Efficient resource management key to reducing energy costs

The inefficiencies within the power sector, including poor management, outdated infrastructure, and a heavy dependence on foreign fuels, not only harm the economy but also place significant financial burdens on consumers as electricity prices continue to rise.

In an interview with WealthPK, Zulfiqar Ali, CEO of Safeway Renewable Energy, a solar solution provider, highlighted that the aging power distribution and generation infrastructure is a primary cause of the sector’s inefficiencies. “Much of the country’s infrastructure is decades old, lacking essential maintenance and modernization,” he said.

He further explained that increasing transmission losses are driving up electricity prices. “To make matters worse, the sector has struggled to meet the growing demand for electricity due to insufficient investment in upgrading these systems.”

Zulfiqar also pointed out that the country’s limited domestic energy resources and underdeveloped alternative sources, such as wind and solar, make it highly vulnerable to global market fluctuations. “This dependence not only raises costs but also threatens energy security, leaving the sector exposed to external economic shocks.” He added that the absence of a comprehensive, long-term energy policy further complicates the situation. “Policy inconsistencies have made it difficult for policymakers to implement the necessary reforms.”

He emphasized the need for a multifaceted strategy to address both short-term and long-term issues. “Improved resource management is essential, which includes reducing transmission losses, streamlining billing processes, and tackling mismanagement in the sector.”

Speaking to WealthPK, Dr. Naveed Arshad, a member of the LUMS Energy Institute, attributed the power sector’s inefficiency to state-owned enterprises’ dominant role. “The ongoing circular debt, caused by this mismanagement, prevents electricity producers from recovering their costs, further destabilizing the sector’s finances.”

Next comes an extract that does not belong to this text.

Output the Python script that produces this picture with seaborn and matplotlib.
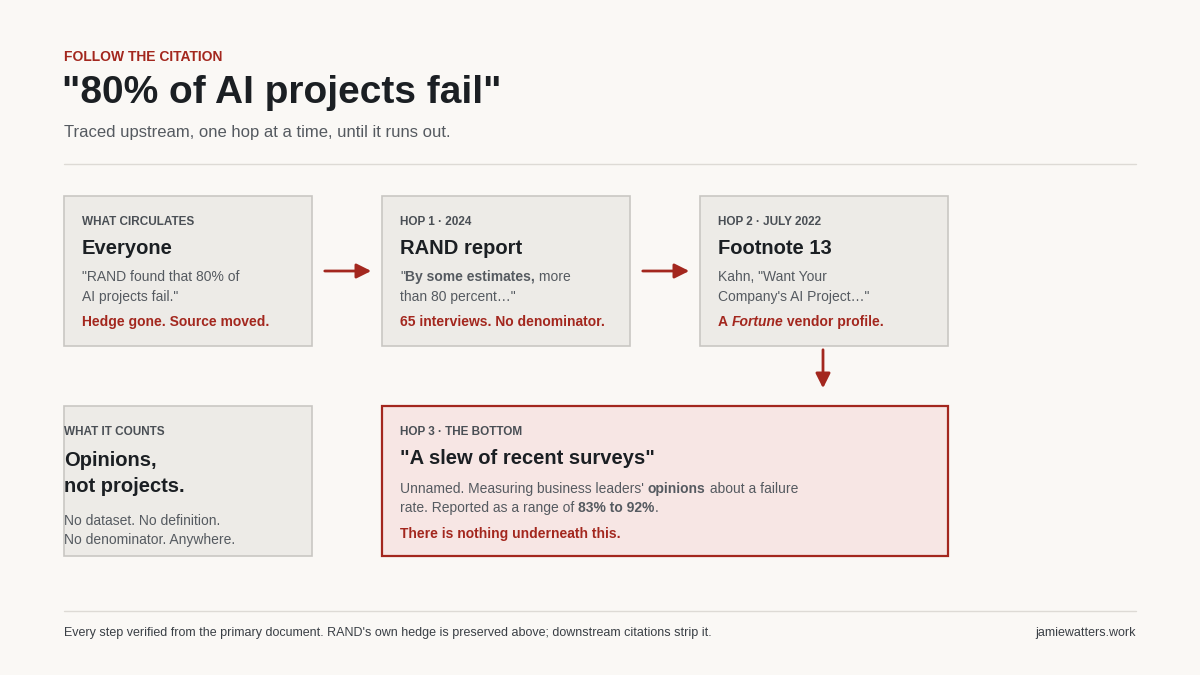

Dr. Arshad noted the significant impact of rising electricity prices on the economy. “High production costs due to elevated energy tariffs make the country’s goods less competitive globally, hindering economic growth and widening the trade deficit.” He also expressed concern over the burden on households, with many struggling to afford their monthly utility bills. “Increasing energy costs disproportionately affect lower-income families, exacerbating poverty and inequality.”

While the government has taken steps to increase electricity generation capacity by building new power plants and investing in renewable energy, the underlying issues remain unresolved. Dr. Arshad suggested long-term investments in modernizing energy infrastructure, diversifying the energy mix, and developing domestic energy resources. “Additionally, promoting energy conservation and efficiency among consumers can help lower overall demand and relieve pressure on the sector,” he concluded.